───── INFORMATION SUPPLIED ─────

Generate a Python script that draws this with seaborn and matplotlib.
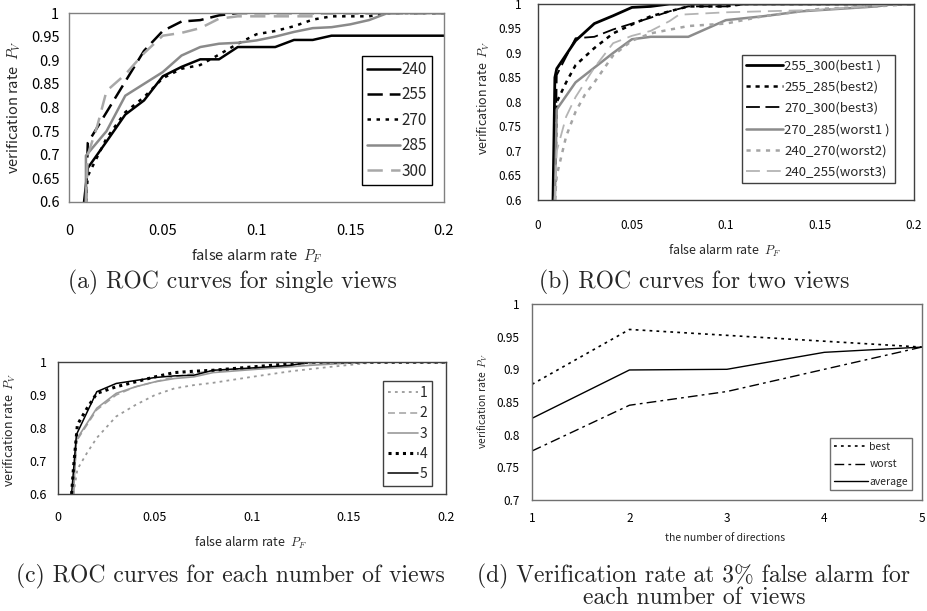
import matplotlib
matplotlib.use("Agg")
import matplotlib.pyplot as plt
import seaborn as sns
from matplotlib.ticker import FuncFormatter, MultipleLocator

# (a) single views
a_x_240 = [0.008, 0.01, 0.02, 0.03, 0.04, 0.05, 0.06, 0.07, 0.08, 0.09, 0.10, 0.11, 0.12, 0.13, 0.14, 0.2]
a_y_240 = [0.6, 0.672, 0.728, 0.785, 0.815, 0.866, 0.886, 0.902, 0.902, 0.928, 0.928, 0.928, 0.943, 0.943, 0.952, 0.952]
a_x_255 = [0.009, 0.01, 0.02, 0.03, 0.04, 0.05, 0.06, 0.07, 0.08, 0.09, 0.2]
a_y_255 = [0.6, 0.725, 0.79, 0.855, 0.92, 0.962, 0.982, 0.985, 0.995, 1.0, 1.0]
a_x_270 = [0.009, 0.01, 0.02, 0.03, 0.04, 0.05, 0.06, 0.07, 0.08, 0.09, 0.10, 0.11, 0.12, 0.13, 0.14, 0.15, 0.16, 0.17, 0.2]
a_y_270 = [0.6, 0.655, 0.735, 0.79, 0.822, 0.862, 0.882, 0.89, 0.912, 0.935, 0.955, 0.962, 0.972, 0.986, 0.993, 0.993, 0.993, 1.0, 1.0]
a_x_285 = [0.009, 0.009, 0.02, 0.03, 0.04, 0.05, 0.06, 0.07, 0.08, 0.09, 0.10, 0.11, 0.12, 0.13, 0.14, 0.15, 0.16, 0.17, 0.2]
a_y_285 = [0.6, 0.698, 0.75, 0.825, 0.85, 0.875, 0.91, 0.928, 0.935, 0.937, 0.942, 0.95, 0.96, 0.968, 0.970, 0.976, 0.985, 1.0, 1.0]
a_x_300 = [0.009, 0.01, 0.015, 0.02, 0.03, 0.04, 0.05, 0.06, 0.07, 0.08, 0.09, 0.13, 0.135, 0.2]
a_y_300 = [0.6, 0.70, 0.76, 0.835, 0.87, 0.915, 0.952, 0.958, 0.968, 0.988, 0.993, 0.993, 1.0, 1.0]

# (b) two views
b_x_best1 = [0.008, 0.009, 0.01, 0.02, 0.03, 0.04, 0.05, 0.06, 0.07, 0.2]
b_y_best1 = [0.6, 0.85, 0.868, 0.925, 0.96, 0.976, 0.993, 0.995, 1.0, 1.0]
b_x_best2 = [0.009, 0.01, 0.015, 0.02, 0.03, 0.04, 0.05, 0.06, 0.07, 0.08, 0.09, 0.1, 0.11, 0.2]
b_y_best2 = [0.6, 0.80, 0.84, 0.875, 0.91, 0.94, 0.958, 0.975, 0.985, 0.995, 0.995, 0.995, 1.0, 1.0]
b_x_best3 = [0.009, 0.01, 0.02, 0.03, 0.04, 0.05, 0.06, 0.07, 0.08, 0.1, 0.11, 0.2]
b_y_best3 = [0.6, 0.855, 0.93, 0.933, 0.948, 0.96, 0.972, 0.985, 0.995, 0.995, 1.0, 1.0]
b_x_worst1 = [0.009, 0.01, 0.02, 0.03, 0.04, 0.05, 0.06, 0.08, 0.1, 0.12, 0.14, 0.16, 0.18, 0.19, 0.2]
b_y_worst1 = [0.6, 0.785, 0.84, 0.87, 0.9, 0.928, 0.933, 0.933, 0.967, 0.975, 0.985, 0.99, 0.995, 1.0, 1.0]
b_x_worst2 = [0.009, 0.01, 0.015, 0.02, 0.025, 0.03, 0.04, 0.05, 0.06, 0.08, 0.1, 0.12, 0.15, 0.18, 0.2]
b_y_worst2 = [0.6, 0.65, 0.73, 0.78, 0.815, 0.84, 0.895, 0.925, 0.94, 0.955, 0.96, 0.975, 0.99, 0.995, 1.0]
b_x_worst3 = [0.009, 0.01, 0.015, 0.02, 0.03, 0.04, 0.05, 0.06, 0.07, 0.075, 0.1, 0.15, 0.19, 0.2]
b_y_worst3 = [0.6, 0.70, 0.77, 0.81, 0.87, 0.92, 0.935, 0.945, 0.965, 0.978, 0.983, 0.988, 1.0, 1.0]

# (c) each number of views
c_x_1 = [0.008, 0.01, 0.015, 0.02, 0.03, 0.04, 0.05, 0.06, 0.07, 0.08, 0.1, 0.12, 0.14, 0.16, 0.2]
c_y_1 = [0.6, 0.675, 0.725, 0.77, 0.835, 0.87, 0.9, 0.92, 0.93, 0.937, 0.955, 0.972, 0.985, 0.997, 0.997]
c_x_2 = [0.008, 0.0095, 0.02, 0.03, 0.04, 0.05, 0.06, 0.07, 0.08, 0.1, 0.13, 0.15, 0.2]
c_y_2 = [0.6, 0.76, 0.855, 0.9, 0.925, 0.94, 0.955, 0.965, 0.975, 0.98, 0.995, 1.0, 1.0]
c_x_3 = [0.008, 0.0095, 0.02, 0.03, 0.04, 0.05, 0.06, 0.07, 0.08, 0.1, 0.13, 0.16, 0.2]
c_y_3 = [0.6, 0.765, 0.86, 0.905, 0.925, 0.94, 0.95, 0.955, 0.968, 0.977, 0.99, 1.0, 1.0]
c_x_4 = [0.007, 0.008, 0.01, 0.015, 0.02, 0.03, 0.04, 0.05, 0.06, 0.07, 0.08, 0.1, 0.12, 0.13, 0.2]
c_y_4 = [0.6, 0.68, 0.81, 0.86, 0.905, 0.925, 0.94, 0.955, 0.968, 0.972, 0.975, 0.985, 0.995, 1.0, 1.0]
c_x_5 = [0.007, 0.0095, 0.02, 0.03, 0.05, 0.06, 0.07, 0.08, 0.1, 0.12, 0.13, 0.2]
c_y_5 = [0.6, 0.78, 0.91, 0.935, 0.953, 0.958, 0.96, 0.975, 0.982, 0.99, 1.0, 1.0]

# (d) rate at 3% false alarm
d_directions = [1, 2, 3, 4, 5]
d_best = [0.877, 0.961, 0.952, 0.943, 0.934]
d_worst = [0.775, 0.845, 0.866, 0.90, 0.934]
d_average = [0.825, 0.899, 0.90, 0.926, 0.934]

sns.set_style("white")
plt.rcParams["font.family"] = ["Noto Sans CJK JP", "DejaVu Sans"]
plt.rcParams["mathtext.fontset"] = "cm"
plt.rcParams["lines.scale_dashes"] = False

fmt = FuncFormatter(lambda v, p: f"{v:g}")


def draw(ax, xs, ys, label, color, lw, ls):
    sns.lineplot(x=xs, y=ys, ax=ax, color=color, linewidth=lw, linestyle=ls,
                 label=label, sort=False, estimator=None, legend=False)


def style_axes(ax, xlim, ylim, xstep, ystep, fs, frame):
    ax.set_xlim(*xlim)
    ax.set_ylim(*ylim)
    ax.xaxis.set_major_locator(MultipleLocator(xstep))
    ax.yaxis.set_major_locator(MultipleLocator(ystep))
    ax.xaxis.set_major_formatter(fmt)
    ax.yaxis.set_major_formatter(fmt)
    for s in ax.spines.values():
        s.set_color(frame)
        s.set_linewidth(1.0)
    ax.tick_params(labelsize=fs, colors="black")


def legend(ax, anchor, fs, spacing, hlen, edge):
    lg = ax.legend(loc="lower right", bbox_to_anchor=anchor, fontsize=fs,
                   labelspacing=spacing, handlelength=hlen, handletextpad=0.1,
                   borderpad=0.35, borderaxespad=0, fancybox=False,
                   framealpha=1, edgecolor=edge)
    lg.get_frame().set_linewidth(1.0)


fig = plt.figure(figsize=(9.28, 6.11), dpi=100)

# ---- (a)
ax = fig.add_axes([0.0744, 0.6694, 0.404, 0.3093])
draw(ax, a_x_240, a_y_240, "240", "black", 1.8, "-")
draw(ax, a_x_255, a_y_255, "255", "black", 1.8, (0, (11, 5)))
draw(ax, a_x_270, a_y_270, "270", "black", 1.8, (0, (2.5, 4)))
draw(ax, a_x_285, a_y_285, "285", "#8a8a8a", 1.8, "-")
draw(ax, a_x_300, a_y_300, "300", "#a8a8a8", 1.8, (0, (11, 6)))
style_axes(ax, (0, 0.2), (0.6, 1.0), 0.05, 0.05, 10.5, "#808080")
ax.tick_params(axis="y", direction="out", length=4, width=1, color="#808080", pad=3)
ax.tick_params(axis="x", direction="inout", length=4, width=1, color="#808080", pad=14)
ax.set_xlabel(r"false alarm rate  $P_F$", fontsize=10.5)
ax.set_ylabel(r"verification rate  $P_V$", fontsize=10.5)
ax.xaxis.set_label_coords(0.5, -0.243)
ax.yaxis.set_label_coords(-0.123, 0.5)
legend(ax, (0.968, 0.09), 11, 0.55, 2.1, "black")

# ---- (b)
ax = fig.add_axes([0.5797, 0.6727, 0.405, 0.3208])
draw(ax, b_x_best1, b_y_best1, "255_300(best1 )", "black", 2.0, "-")
draw(ax, b_x_best2, b_y_best2, "255_285(best2)", "black", 1.8, (0, (3, 3.5)))
draw(ax, b_x_best3, b_y_best3, "270_300(best3)", "black", 1.3, (0, (10, 4)))
draw(ax, b_x_worst1, b_y_worst1, "270_285(worst1 )", "#8c8c8c", 1.8, "-")
draw(ax, b_x_worst2, b_y_worst2, "240_270(worst2)", "#a4a4a4", 1.8, (0, (3, 4)))
draw(ax, b_x_worst3, b_y_worst3, "240_255(worst3)", "#b4b4b4", 1.3, (0, (10, 5)))
style_axes(ax, (0, 0.2), (0.6, 1.0), 0.05, 0.05, 8.5, "#404040")
ax.tick_params(axis="y", direction="out", length=6, width=1, color="#404040", pad=6)
ax.tick_params(axis="x", direction="in", length=3, width=1, color="#404040", pad=14)
ax.set_xlabel(r"false alarm rate  $P_F$", fontsize=9)
ax.set_ylabel(r"verification rate  $P_V$", fontsize=9)
ax.xaxis.set_label_coords(0.497, -0.217)
ax.yaxis.set_label_coords(-0.122, 0.52)
legend(ax, (0.949, 0.086), 9.5, 0.62, 2.8, "#404040")

# ---- (c)
ax = fig.add_axes([0.0625, 0.1915, 0.418, 0.216])
draw(ax, c_x_1, c_y_1, "1", "#9a9a9a", 1.3, (0, (2, 3)))
draw(ax, c_x_2, c_y_2, "2", "#a0a0a0", 1.1, (0, (5, 3)))
draw(ax, c_x_3, c_y_3, "3", "#9a9a9a", 1.2, "-")
draw(ax, c_x_4, c_y_4, "4", "black", 2.2, (0, (2.2, 3)))
draw(ax, c_x_5, c_y_5, "5", "black", 1.1, "-")
style_axes(ax, (0, 0.2), (0.6, 1.0), 0.05, 0.1, 9, "#404040")
ax.tick_params(axis="y", direction="out", length=3, width=1, color="#404040", pad=5)
ax.tick_params(axis="x", direction="in", length=3, width=1, color="#404040", pad=12)
ax.set_xlabel(r"false alarm rate  $P_F$", fontsize=9)
ax.set_ylabel(r"verification rate  $P_V$", fontsize=9)
ax.xaxis.set_label_coords(0.497, -0.31)
ax.yaxis.set_label_coords(-0.103, 0.485)
legend(ax, (0.964, 0.06), 10, 0.45, 2.15, "#404040")

# ---- (d)
ax = fig.add_axes([0.5733, 0.1817, 0.420, 0.3208])
draw(ax, d_directions, d_best, "best", "black", 1.2, (0, (2, 3)))
draw(ax, d_directions, d_worst, "worst", "black", 1.0, (0, (7, 3, 2, 3)))
draw(ax, d_directions, d_average, "average", "black", 1.0, "-")
style_axes(ax, (1, 5), (0.7, 1.0), 1, 0.05, 8.5, "#707070")
ax.tick_params(axis="both", length=0, pad=9)
ax.set_xlabel("the number of directions", fontsize=7.5)
ax.set_ylabel(r"verification rate  $P_V$", fontsize=7.5)
ax.xaxis.set_label_coords(0.495, -0.168)
ax.yaxis.set_label_coords(-0.108, 0.505)
legend(ax, (0.974, 0.05), 7.5, 0.7, 3.3, "#707070")

# captions
cap = dict(family="cmr10", fontsize=17, ha="center", va="center")
fig.text(232 / 928, 1 - 282 / 611, "(a) ROC curves for single views", **cap)
fig.text(694 / 928, 1 - 282 / 611, "(b) ROC curves for two views", **cap)
fig.text(230 / 928, 1 - 576 / 611, "(c) ROC curves for each number of views", **cap)
fig.text(694 / 928, 1 - 576 / 611, "(d) Verification rate at 3% false alarm for", **cap)
fig.text(694 / 928, 1 - 598 / 611, "each number of views", **cap)

fig.savefig("out.png", dpi=100)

─────

**REQUIRED TASK:** With all pictures left out, please transcribe exactly the lines from the start of the material through the line with "0.988, 0.993, 0.993, 1.0, 1.0]".

**ANSWER TO THIS TASK:**
Generate a Python script that draws this with seaborn and matplotlib.
import matplotlib
matplotlib.use("Agg")
import matplotlib.pyplot as plt
import seaborn as sns
from matplotlib.ticker import FuncFormatter, MultipleLocator

# (a) single views
a_x_240 = [0.008, 0.01, 0.02, 0.03, 0.04, 0.05, 0.06, 0.07, 0.08, 0.09, 0.10, 0.11, 0.12, 0.13, 0.14, 0.2]
a_y_240 = [0.6, 0.672, 0.728, 0.785, 0.815, 0.866, 0.886, 0.902, 0.902, 0.928, 0.928, 0.928, 0.943, 0.943, 0.952, 0.952]
a_x_255 = [0.009, 0.01, 0.02, 0.03, 0.04, 0.05, 0.06, 0.07, 0.08, 0.09, 0.2]
a_y_255 = [0.6, 0.725, 0.79, 0.855, 0.92, 0.962, 0.982, 0.985, 0.995, 1.0, 1.0]
a_x_270 = [0.009, 0.01, 0.02, 0.03, 0.04, 0.05, 0.06, 0.07, 0.08, 0.09, 0.10, 0.11, 0.12, 0.13, 0.14, 0.15, 0.16, 0.17, 0.2]
a_y_270 = [0.6, 0.655, 0.735, 0.79, 0.822, 0.862, 0.882, 0.89, 0.912, 0.935, 0.955, 0.962, 0.972, 0.986, 0.993, 0.993, 0.993, 1.0, 1.0]
a_x_285 = [0.009, 0.009, 0.02, 0.03, 0.04, 0.05, 0.06, 0.07, 0.08, 0.09, 0.10, 0.11, 0.12, 0.13, 0.14, 0.15, 0.16, 0.17, 0.2]
a_y_285 = [0.6, 0.698, 0.75, 0.825, 0.85, 0.875, 0.91, 0.928, 0.935, 0.937, 0.942, 0.95, 0.96, 0.968, 0.970, 0.976, 0.985, 1.0, 1.0]
a_x_300 = [0.009, 0.01, 0.015, 0.02, 0.03, 0.04, 0.05, 0.06, 0.07, 0.08, 0.09, 0.13, 0.135, 0.2]
a_y_300 = [0.6, 0.70, 0.76, 0.835, 0.87, 0.915, 0.952, 0.958, 0.968, 0.988, 0.993, 0.993, 1.0, 1.0]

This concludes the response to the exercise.